The Security Council vote followed a separate proposal introduced on June 19, 2026, that would have shifted treasury management and day-to-day operational control away from the DAO and toward the ENS Foundation, a Cayman Islands-based entity that already works alongside ENS Labs. Under that plan, a five-seat Foundation board would handle daily decisions while tokenholders would retain theoretical authority over protocol upgrades and director appointments, according to the report.

The Foundation empowerment proposal remains under discussion, and no formal dissolution vote has been scheduled as of early July, Crypto Briefing notes. But the community reaction to Johnson blocking the Security Council renewal was described as swift, with multiple proposals surfacing to dissolve the DAO and distribute remaining treasury funds, and some pushing to revoke the DAO’s upgrade authority entirely.

Token concentration traces back to the 2021 airdrop

The concentration of voting power that made Johnson’s unilateral block possible has roots in how ENS distributed its token supply when it launched in November 2021. Only 25% of the total 100 million ENS tokens were airdropped to .eth domain registrants based on their registration history as of October 31, 2021, according to Crypto Briefing.
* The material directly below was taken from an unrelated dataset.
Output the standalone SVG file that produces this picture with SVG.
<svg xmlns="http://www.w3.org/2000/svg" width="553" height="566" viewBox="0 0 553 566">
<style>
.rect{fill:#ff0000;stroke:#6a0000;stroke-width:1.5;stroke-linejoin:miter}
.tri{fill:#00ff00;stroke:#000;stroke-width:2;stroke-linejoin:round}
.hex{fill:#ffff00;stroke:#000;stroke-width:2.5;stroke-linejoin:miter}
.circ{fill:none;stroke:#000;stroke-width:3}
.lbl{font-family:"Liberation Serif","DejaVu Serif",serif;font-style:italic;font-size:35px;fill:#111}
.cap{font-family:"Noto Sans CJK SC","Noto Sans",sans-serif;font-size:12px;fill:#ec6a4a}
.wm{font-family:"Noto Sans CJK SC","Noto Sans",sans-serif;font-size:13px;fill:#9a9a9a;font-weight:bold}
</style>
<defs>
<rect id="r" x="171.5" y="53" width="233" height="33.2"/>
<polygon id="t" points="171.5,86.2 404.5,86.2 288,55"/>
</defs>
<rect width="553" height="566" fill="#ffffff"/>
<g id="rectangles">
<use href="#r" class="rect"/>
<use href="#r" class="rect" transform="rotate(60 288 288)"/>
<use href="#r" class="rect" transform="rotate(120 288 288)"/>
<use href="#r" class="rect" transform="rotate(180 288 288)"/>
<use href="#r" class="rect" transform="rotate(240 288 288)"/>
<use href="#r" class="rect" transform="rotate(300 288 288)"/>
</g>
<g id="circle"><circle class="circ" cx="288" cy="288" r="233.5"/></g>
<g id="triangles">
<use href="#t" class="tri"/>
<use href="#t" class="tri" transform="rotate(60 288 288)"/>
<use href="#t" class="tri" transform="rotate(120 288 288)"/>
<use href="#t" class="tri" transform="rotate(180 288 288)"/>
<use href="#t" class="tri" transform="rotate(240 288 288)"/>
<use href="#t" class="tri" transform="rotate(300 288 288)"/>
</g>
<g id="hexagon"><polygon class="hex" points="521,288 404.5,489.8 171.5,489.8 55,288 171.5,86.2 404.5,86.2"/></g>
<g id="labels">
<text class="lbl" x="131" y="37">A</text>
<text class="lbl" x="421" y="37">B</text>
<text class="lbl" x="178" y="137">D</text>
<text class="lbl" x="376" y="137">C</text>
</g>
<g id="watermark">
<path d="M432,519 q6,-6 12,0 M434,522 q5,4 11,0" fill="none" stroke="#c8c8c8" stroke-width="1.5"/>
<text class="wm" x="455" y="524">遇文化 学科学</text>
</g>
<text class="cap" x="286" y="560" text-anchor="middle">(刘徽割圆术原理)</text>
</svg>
The remaining 75 million tokens were allocated elsewhere, leaving significant supply concentrated outside the broader community.
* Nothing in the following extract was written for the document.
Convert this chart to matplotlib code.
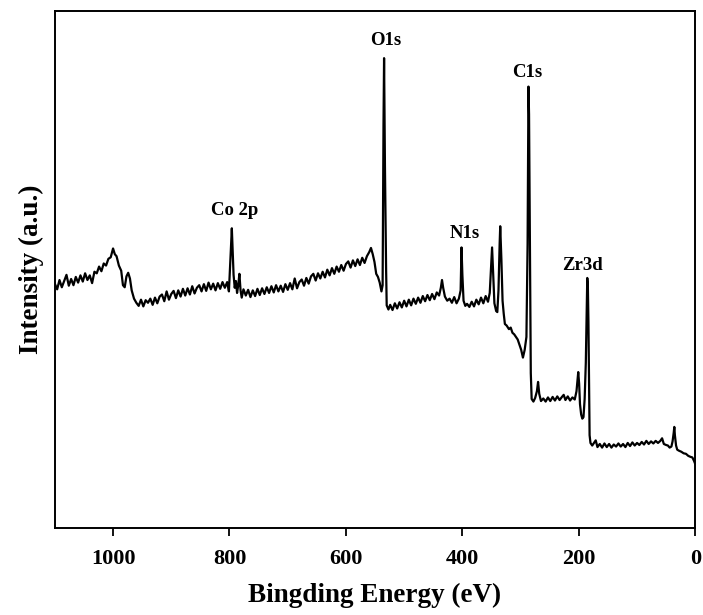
import matplotlib
matplotlib.use("Agg")
import matplotlib.pyplot as plt

plt.rcParams['font.family'] = ['Liberation Serif', 'DejaVu Serif']
plt.rcParams['font.weight'] = 'bold'

# XPS survey (binding energy in eV, intensity in a.u.)
energy = [
    1100, 1096, 1092, 1088, 1084, 1080, 1076, 1072, 1068, 1064, 1060, 1056, 1052, 1048, 1044, 1040,
    1036, 1032, 1028, 1024, 1020, 1016, 1012, 1008, 1004, 1000, 997, 994, 990, 986, 983, 980,
    977, 974, 971, 968, 964, 960, 956, 952, 948, 944, 940, 936, 932, 928, 924, 920,
    916, 912, 908, 904, 900, 896, 892, 888, 884, 880, 876, 872, 868, 864, 860, 856,
    852, 848, 844, 840, 836, 832, 828, 824, 820, 816, 812, 808, 804, 801, 799, 797,
    796, 795, 793, 791, 789, 787, 785, 783, 781, 779, 776, 772, 768, 764, 760, 756,
    752, 748, 744, 740, 736, 732, 728, 724, 720, 716, 712, 708, 704, 700, 696, 692,
    688, 684, 680, 676, 672, 668, 664, 660, 656, 652, 648, 644, 640, 636, 632, 628,
    624, 620, 616, 612, 608, 604, 600, 596, 592, 588, 584, 580, 576, 572, 568, 564,
    560, 557, 554, 551, 548, 545, 542, 539, 537, 535.5, 534.5, 533, 531, 530, 527, 524,
    520, 516, 512, 508, 504, 500, 496, 492, 488, 484, 480, 476, 472, 468, 464, 460,
    456, 452, 448, 444, 440, 437, 435, 433, 430, 426, 422, 418, 414, 410, 406, 403,
    401.5, 400, 398, 395, 392, 388, 384, 380, 376, 372, 368, 364, 360, 356, 353, 351,
    349, 347, 345, 342, 340, 338, 336, 335, 333, 331, 329, 327, 324, 320, 317, 314,
    311, 308, 305, 302, 299, 296, 293, 290, 288, 286.5, 285.5, 284, 282.5, 281, 278, 275,
    272, 270, 268, 265, 261, 257, 253, 249, 245, 241, 237, 233, 229, 226, 223, 219,
    215, 211, 207, 204, 202, 201, 199.5, 198, 196, 194, 192, 190, 188, 186.5, 185.5, 184.5,
    183.5, 182.5, 181.5, 180, 177, 174, 171, 168, 164, 160, 156, 152, 148, 144, 140, 136,
    132, 128, 124, 120, 116, 112, 108, 104, 100, 96, 92, 88, 84, 80, 76, 72,
    68, 64, 60, 57, 54, 50, 47, 44, 41, 39, 37, 36, 35, 33, 31, 28,
    24, 20, 16, 12, 8, 5, 2, 0,
]
intensity = [
    47.3, 46.2, 48.0, 46.6, 47.8, 49.0, 46.9, 48.2, 47.0, 48.6, 47.5, 48.9, 47.7, 49.3, 48.0, 48.9,
    47.4, 49.6, 49.3, 50.6, 49.7, 51.2, 50.8, 52.1, 52.4, 54.1, 53.0, 52.6, 50.8, 49.8, 47.0, 46.6,
    48.7, 49.4, 48.3, 46.0, 44.4, 43.6, 43.0, 44.2, 42.9, 44.1, 43.6, 44.4, 43.2, 44.6, 43.5, 44.8,
    45.2, 43.9, 45.8, 44.2, 45.3, 45.9, 44.5, 46.0, 44.8, 46.3, 45.0, 46.4, 45.2, 46.8, 45.4, 46.5,
    47.0, 45.8, 47.2, 45.9, 47.5, 46.2, 47.3, 46.0, 47.4, 46.3, 47.6, 46.5, 47.6, 45.8, 50.5, 55.5,
    58.0, 55.0, 49.0, 46.5, 47.8, 45.5, 47.0, 49.2, 46.0, 44.6, 46.2, 45.0, 46.1, 44.7, 46.0, 44.9,
    46.3, 45.1, 46.4, 45.3, 46.6, 45.5, 46.8, 45.6, 47.0, 45.8, 46.9, 45.7, 47.2, 46.1, 47.4, 46.2,
    48.3, 46.4, 47.6, 48.1, 46.9, 48.4, 47.3, 48.7, 49.2, 47.9, 49.3, 48.3, 49.6, 48.5, 50.0, 48.9,
    50.3, 49.2, 50.6, 49.6, 50.9, 49.8, 51.1, 51.6, 50.4, 51.8, 50.7, 52.0, 50.9, 52.3, 51.3, 52.6,
    53.4, 54.2, 53.0, 51.5, 49.2, 48.6, 47.5, 45.8, 47.0, 78.0, 90.9, 70.0, 50.0, 43.1, 42.3, 43.2,
    42.2, 43.5, 42.5, 43.7, 42.7, 44.0, 42.9, 44.2, 43.1, 44.4, 43.4, 44.6, 43.6, 44.9, 43.9, 45.1,
    44.1, 45.3, 44.3, 45.6, 45.0, 46.5, 48.0, 46.5, 44.8, 44.0, 44.4, 43.6, 44.7, 43.5, 44.4, 46.0,
    54.3, 49.0, 44.0, 43.0, 43.4, 42.8, 43.8, 42.9, 44.2, 43.3, 44.6, 43.5, 44.9, 43.8, 45.5, 50.0,
    54.3, 49.0, 43.5, 42.0, 41.8, 46.0, 55.0, 58.4, 52.0, 44.0, 41.5, 39.5, 39.2, 38.5, 38.8, 37.8,
    37.5, 37.0, 36.5, 35.5, 34.5, 33.0, 34.5, 37.0, 55.0, 85.4, 80.0, 55.0, 30.0, 25.0, 24.5, 25.2,
    26.5, 28.3, 26.0, 24.6, 25.1, 24.5, 25.3, 24.6, 25.4, 24.7, 25.5, 24.8, 25.4, 25.8, 24.8, 25.5,
    24.7, 25.3, 24.9, 26.5, 29.0, 30.2, 28.0, 24.0, 22.0, 21.2, 21.5, 25.0, 32.0, 42.0, 48.4, 47.0,
    40.0, 28.0, 18.0, 16.5, 16.0, 16.5, 17.0, 15.7, 16.3, 15.6, 16.4, 15.7, 16.3, 15.6, 16.2, 15.8,
    16.4, 15.8, 16.3, 15.7, 16.5, 15.9, 16.6, 16.0, 16.5, 16.1, 16.7, 16.2, 16.9, 16.3, 16.8, 16.4,
    16.9, 16.5, 16.9, 17.4, 16.3, 16.1, 16.0, 15.6, 15.8, 16.8, 18.5, 19.6, 18.0, 16.0, 15.2, 15.0,
    14.8, 14.5, 14.4, 14.0, 13.8, 13.7, 13.0, 12.4,
]

peak_names = ['O1s', 'C1s', 'Co 2p', 'N1s', 'Zr3d']
peak_x = [532, 289, 792, 395, 193]
peak_y = [94.3, 88.1, 61.5, 57.0, 50.9]

fig = plt.figure(figsize=(7.03, 6.15), dpi=100)
ax = fig.add_axes([0.078, 0.141, 0.911, 0.841])

ax.plot(energy, intensity, color='black', lw=1.6)

for name, x, y in zip(peak_names, peak_x, peak_y):
    ax.text(x, y, name, ha='center', va='center', fontsize=13.5, fontweight='bold')

ax.set_xlim(1100, 0)
ax.set_ylim(0, 100)
ax.set_xticks([1000, 800, 600, 400, 200, 0])
ax.set_yticks([])
ax.tick_params(axis='x', direction='out', length=6, width=1.3, labelsize=16, pad=9)
for s in ax.spines.values():
    s.set_linewidth(1.4)

ax.set_xlabel('Bingding Energy (eV)', fontsize=19.5, fontweight='bold', labelpad=10)
ax.set_ylabel('Intensity (a.u.)', fontsize=19.5, fontweight='bold', labelpad=8)

fig.savefig('out.png', dpi=100)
That structural imbalance is now central to the criticism aimed at ENS governance. The Security Council was designed specifically as a check on concentrated power, and using that same concentrated power to block its renewal has drawn comparisons to a chief executive dissolving a board of directors over a strategic disagreement.

Market reaction remains muted so far

ENS tokens were trading at approximately $4.33 as of early July 2026, giving the project a market capitalization of around $175 million, according to Crypto Briefing. The Security Council renewal has formally failed on-chain, while talks over the Foundation empowerment proposal continue without a set timeline for resolution.

The episode raises broader questions for token-based governance systems that concentrate large voting stakes with founders or early insiders, a design flaw that critics argue can undermine the decentralization these systems are meant to embody.